Henry Clowes

Personal information
- Full name: Henry Clowes
- Born: 1 July 1863 Cheadle, Cheshire, England
- Died: 6 April 1899 (aged 35) Bloomsbury, London, England
- Batting: Right-handed
- Role: Occasional wicket-keeper

Domestic team information
- 1884: Gloucestershire

Career statistics
| Competition | First-class |
| Matches | 4 |
| Runs scored | 82 |
| Batting average | 10.25 |
| 100s/50s | –/– |
| Top score | 22 |
| Balls bowled | – |
| Wickets | – |
| Bowling average | – |
| 5 wickets in innings | – |
| 10 wickets in match | – |
| Best bowling | – |
| Catches/stumpings | 1/– |
- Source: Cricinfo, 29 January 2012

= Henry Clowes =

English cricketer (1863–1899)

Henry Clowes (1 July 1863 – 6 April 1899) was an English cricketer. Born at Cheadle, Cheshire and educated at Cheltenham College, Clowes was a right-handed batsman and occasional wicket-keeper.

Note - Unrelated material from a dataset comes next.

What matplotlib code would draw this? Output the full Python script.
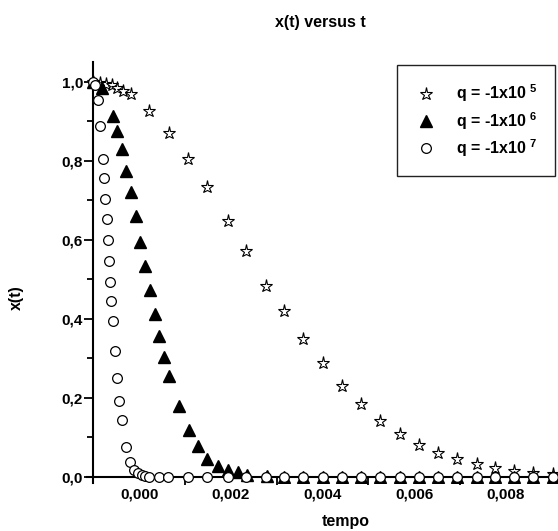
import matplotlib.pyplot as plt
from matplotlib.ticker import FixedLocator, FuncFormatter
from matplotlib.lines import Line2D

# ----------------------------
# Dados
# ----------------------------
t_star = [-0.00100, -0.00086, -0.00073, -0.00060, -0.00048, -0.00035, -0.00017,
          0.00022, 0.00066, 0.00107, 0.00148, 0.00193, 0.00234, 0.00277,
          0.00316, 0.00358, 0.00400, 0.00442, 0.00484, 0.00526, 0.00569,
          0.00611, 0.00653, 0.00693, 0.00737, 0.00777, 0.00819, 0.00860, 0.00902]
x_star = [1.000, 0.996, 0.994, 0.992, 0.984, 0.977, 0.968,
          0.927, 0.871, 0.805, 0.734, 0.648, 0.572, 0.484,
          0.420, 0.349, 0.287, 0.231, 0.183, 0.141, 0.108,
          0.081, 0.059, 0.045, 0.032, 0.021, 0.015, 0.009, 0.006]

t_tri = [-0.00100, -0.00081, -0.00058, -0.00048, -0.00038, -0.00028, -0.00019,
         -0.00008, 0.00002, 0.00013, 0.00023, 0.00034, 0.00044, 0.00055,
         0.00066, 0.00087, 0.00108, 0.00128, 0.00147, 0.00171, 0.00194,
         0.00216, 0.00236, 0.00278, 0.00316, 0.00358, 0.00400, 0.00442,
         0.00484, 0.00526, 0.00569, 0.00611, 0.00653, 0.00693, 0.00737,
         0.00777, 0.00819, 0.00860, 0.00902]
x_tri = [1.000, 0.984, 0.914, 0.875, 0.829, 0.775, 0.720,
         0.661, 0.595, 0.533, 0.473, 0.412, 0.356, 0.304,
         0.256, 0.180, 0.118, 0.078, 0.045, 0.028, 0.017,
         0.013, 0.004, 0.002, 0.0, 0.0, 0.0, 0.0,
         0.0, 0.0, 0.0, 0.0, 0.0, 0.0, 0.0,
         0.0, 0.0, 0.0, 0.0]

t_circ = [-0.00100, -0.00097, -0.00091, -0.00085, -0.00080, -0.00077, -0.00074,
          -0.00071, -0.00068, -0.00066, -0.00064, -0.00061, -0.00058, -0.00053,
          -0.00048, -0.00044, -0.00038, -0.00028, -0.00020, -0.00011, -0.00002,
          0.00005, 0.00012, 0.00022, 0.00043, 0.00063, 0.00107, 0.00149,
          0.00193, 0.00234, 0.00276, 0.00316, 0.00358, 0.00400, 0.00442,
          0.00484, 0.00526, 0.00569, 0.00611, 0.00653, 0.00693, 0.00737,
          0.00777, 0.00819, 0.00860, 0.00902]
x_circ = [1.000, 0.992, 0.954, 0.889, 0.804, 0.756, 0.704,
          0.652, 0.600, 0.546, 0.494, 0.444, 0.395, 0.319,
          0.249, 0.193, 0.144, 0.076, 0.038, 0.017, 0.009,
          0.004, 0.002, 0.0, 0.0, 0.0, 0.0, 0.0,
          0.0, 0.0, 0.0, 0.0, 0.0, 0.0, 0.0,
          0.0, 0.0, 0.0, 0.0, 0.0, 0.0, 0.0,
          0.0, 0.0, 0.0, 0.0]

labels = ['q = -1x10 $^{5}$', 'q = -1x10 $^{6}$', 'q = -1x10 $^{7}$']
x_ticks = [0.000, 0.002, 0.004, 0.006, 0.008]
x_minor = [0.001, 0.003, 0.005, 0.007]
y_ticks = [0.0, 0.2, 0.4, 0.6, 0.8, 1.0]
y_minor = [0.1, 0.3, 0.5, 0.7, 0.9]

# ----------------------------
# Estilo
# ----------------------------
plt.rcParams['font.family'] = ['Liberation Sans', 'DejaVu Sans']
plt.rcParams['font.weight'] = 'bold'
plt.rcParams['mathtext.fontset'] = 'custom'
plt.rcParams['mathtext.bf'] = 'Liberation Sans:bold'
plt.rcParams['mathtext.rm'] = 'Liberation Sans:bold'
plt.rcParams['mathtext.default'] = 'bf'

W, H = 558, 531
fig = plt.figure(figsize=(W / 100, H / 100), dpi=100)
ax = fig.add_axes([87 / W, 1 - 483.1 / H, 471 / W, 421.05 / H])

ax.plot(t_star, x_star, ls='none', marker='*', ms=9.5, mfc='white',
        mec='black', mew=0.8, zorder=3)
ax.plot(t_tri, x_tri, ls='none', marker='^', ms=8, mfc='black',
        mec='black', zorder=4)
ax.plot(t_circ, x_circ, ls='none', marker='o', ms=7, mfc='white',
        mec='black', mew=0.9, zorder=5)

ax.set_xlim(-0.00114, 0.00914)
ax.set_ylim(-0.016, 1.05)

for s in ['top', 'right']:
    ax.spines[s].set_visible(False)
ax.spines['left'].set_position(('data', -0.001))
ax.spines['bottom'].set_position(('data', 0.0))
for s in ['left', 'bottom']:
    ax.spines[s].set_linewidth(1.5)
    ax.spines[s].set_zorder(2)

ax.xaxis.set_major_locator(FixedLocator(x_ticks))
ax.xaxis.set_minor_locator(FixedLocator(x_minor))
ax.yaxis.set_major_locator(FixedLocator(y_ticks))
ax.yaxis.set_minor_locator(FixedLocator(y_minor))
ax.xaxis.set_major_formatter(FuncFormatter(lambda v, p: f'{v:.3f}'.replace('.', ',')))
ax.yaxis.set_major_formatter(FuncFormatter(lambda v, p: f'{v:.1f}'.replace('.', ',')))

ax.tick_params(axis='x', which='major', length=0, pad=8, labelsize=11)
ax.tick_params(axis='x', which='minor', length=6, width=1.3, direction='out')
ax.tick_params(axis='y', which='major', length=6.5, width=1.3, direction='out',
               pad=1, labelsize=11)
ax.tick_params(axis='y', which='minor', length=4, width=1.3, direction='out')
for lab in ax.get_xticklabels() + ax.get_yticklabels():
    lab.set_fontweight('bold')

# ----------------------------
# Legenda
# ----------------------------
handles = [
    Line2D([], [], ls='none', marker='*', ms=9.5, mfc='white', mec='black', mew=0.8),
    Line2D([], [], ls='none', marker='^', ms=9, mfc='black', mec='black'),
    Line2D([], [], ls='none', marker='o', ms=7, mfc='white', mec='black', mew=0.9),
]
leg = ax.legend(handles, labels, loc='upper left',
                bbox_to_anchor=(397 / W, 1 - 65 / H), bbox_transform=fig.transFigure,
                frameon=True, fancybox=False, edgecolor='#222222', framealpha=1,
                fontsize=11.5, borderpad=1.1, labelspacing=0.35,
                handlelength=1.4, handletextpad=1.2, borderaxespad=0)
leg.get_frame().set_linewidth(1.0)

# ----------------------------
# Textos
# ----------------------------
fig.text(320 / W, 1 - 27 / H, 'x(t) versus t', ha='center', va='baseline',
         fontsize=11.5, fontweight='bold')
fig.text(345.5 / W, 1 - 526 / H, 'tempo', ha='center', va='baseline',
         fontsize=11.5, fontweight='bold')
fig.text(16 / W, 1 - 298 / H, 'x(t)', ha='center', va='center', rotation=90,
         fontsize=11.5, fontweight='bold')

fig.savefig('out.png', dpi=100)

Clowes made his first-class debut for Gloucestershire against Sussex in 1884. He made three further first-class appearances for the county in that season, the last of which again came against Sussex. In his four first-class appearances for Gloucestershire, Clowes scored a total of 82 runs at an average of 10.25, with a high score of 22.

He died at Bloomsbury, London on 6 April 1899.